The Universe of Discourse

Sun, 30 Nov 2014

Impostor syndrome

I don't have impostor syndrome about programming, advanced mathematics, or public speaking. I cheerfully stand up in rooms full of professional programmers and authoritatively tell them what I think they should do.

However, when I put up shelves in the bathroom back in May, I was a psychological mess. For every little thing that went wrong—and there were quite a lot—I got all stressed out and wondered why I dared to perform this task. The outcome was good, but I had a lot of stress getting there.

I put in one plexiglass shelf, for which I had bought heavy-duty wall anchors in case the kids leaned on it, and two metal shelves higher up, which came with their own screws and anchors.

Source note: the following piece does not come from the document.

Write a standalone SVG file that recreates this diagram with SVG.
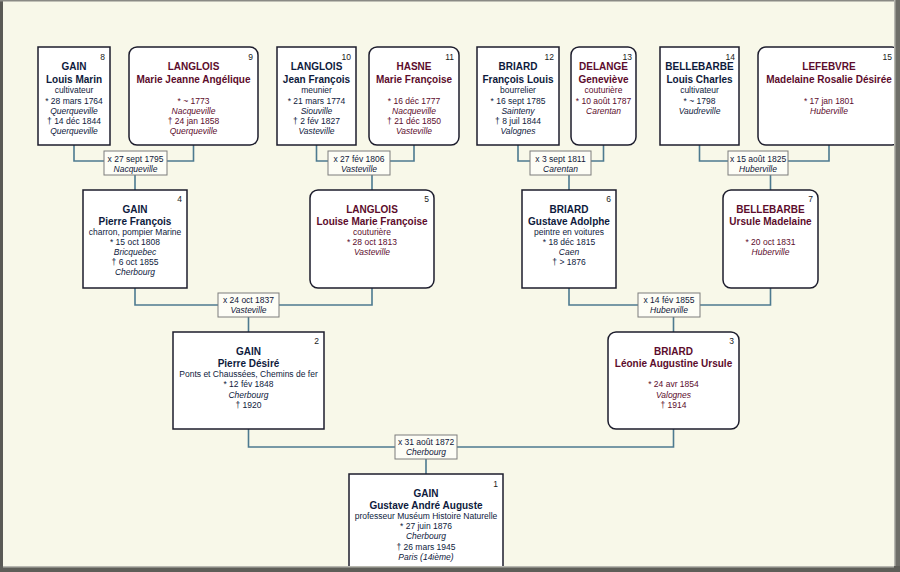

Here's a partial list of things that worried me:

  1. The two upper shelves came with a paper template that I held up to the wall to mark where the holes should be drilled. What if the two shelves were slightly different and their templates were different and I needed to use both templates on the wall instead of using the same template twice?
  2. When I putting the heavy-duty wall anchors into the drywall, big divots of plaster fell out of the wall around the anchors.
  3. Then I filled in the holes with filler, and got filler in the screw holes in the wall anchors, and stressed about this. What if the filler in the sockets somehow prevented the screws from going into the anchors or caused some other unforeseeable problem?
  4. The filler looked sloppy and I worried that it would look absurdly ugly to everyone who came into the bathroom. (The shelf would have hidden the ugly screw job from a normal view, except that it was made of plexiglass, so the filled holes were visible through it.)
  5. I didn't know how big to drill the holes for the smaller wall anchors and stressed about it, examining the wall anchor packaging for some hint. There was none.
  6. I wanted to insert the wall anchors into the holes with my rubber mallet. Where the hell is it? Then I stressed about using a claw hammer instead and maybe squishing the anchors, and spent a while looking for a piece of wood or something to soften the hammer blows. Eventually I gave up looking, wondering if I was dooming the project.
  7. I guessed how big to make the hole for the anchor, and was wrong; my hole was too small. I didn't realize this until I had the first anchor halfway in. Then I stressed that I might ruin it when I pulled it back out of the wall.
  8. Then I stressed about the size of the holes again when I drilled larger holes. What if I make the hole too big, and then have to fill all the holes and re-measure and re-drill the whole thing?
  9. The anchors didn't go into two of the holes. I needed to yank them back out, then redrill the holes, with the outer end a little messy, or the anchors wouldn't go all the way into the holes. Again I worried about spoiling the anchors.
  10. When I drilled the holes, sometimes the drill suddenly went all the way into the wall and the rotating chuck left a circular scar on the paint.
  11. Also, two of the holes didn't drill easily; I had to lean on the drill really hard to get it to go through. For a while I was concerned that there was some undrillable metal thing in the wall just where I wanted my hole, and I would have to fill in all the holes and remeasure and redrill the whole thing.
  12. Even though I had marked the wall for the lower shelf by holding the shelf against the wall and then poking a pencil through the actual holes, when time came to put the bolts in place, I found that the two holes were slightly too far apart. Somehow this worked itself out.

On review, I see that several of these worries could have been completely avoided if I had had a supply of extra wall anchors.

Stuff that could have worried me but (rightly or wrongly) didn't:

  1. I knew enough to go to the store to buy wall anchors and screws for the bottom shelf, which did not come with its own hardware. There are a lot of different kinds of anchors, and I did not worry too much that I was getting the wrong thing.

  2. I was concerned (although not worried) that the screws holding the bottom shelf to the wall might stress the plastic too much and cause it to crack, either immediately or over time. Obvious solution: insert washers between the screw heads and the shelf. I went to the hardware store to get nylon washers; they didn't have any. So I got thin metal washers instead. I did not worry about this; I was sure (perhaps wrongly) that metal washers would do the job.

  3. When I asked the hardware people for plastic washers, they looked totally blank. “Plastic... washers?” they asked, as if this were a heretofore unimaginable combination. I could have felt like an idiot, but instead I felt, correctly I think, that they were idiots.

  4. For some reason, I was not even slightly worried about properly leveling the marks for the holes. I used a spirit level, which I consider pretty fancy.

  5. I was careful not to over-tighten the screws holding the plexiglass shelf in place, so as to avoid cracking them, but I was at no time afraid that I would somehow crack them anyway.

[Added in July: I have reread this article for the first time. I can report that all the worries I had about whether the shelves would look good have come to nothing; they all look just fine and I had forgotten all the things I was afraid would look bad. But I really do need to buy a couple of boxes of plastic wall anchors so I can stop worrying about spoiling the four I have.]

[The shelves look crooked in the picture, but that is because I am holding the camera crooked; in real life they look great.]

[ A later visit to a better hardware store confirmed that plastic washers do exist, and I did not hallucinate them. The rubber mallet still has not come to light.]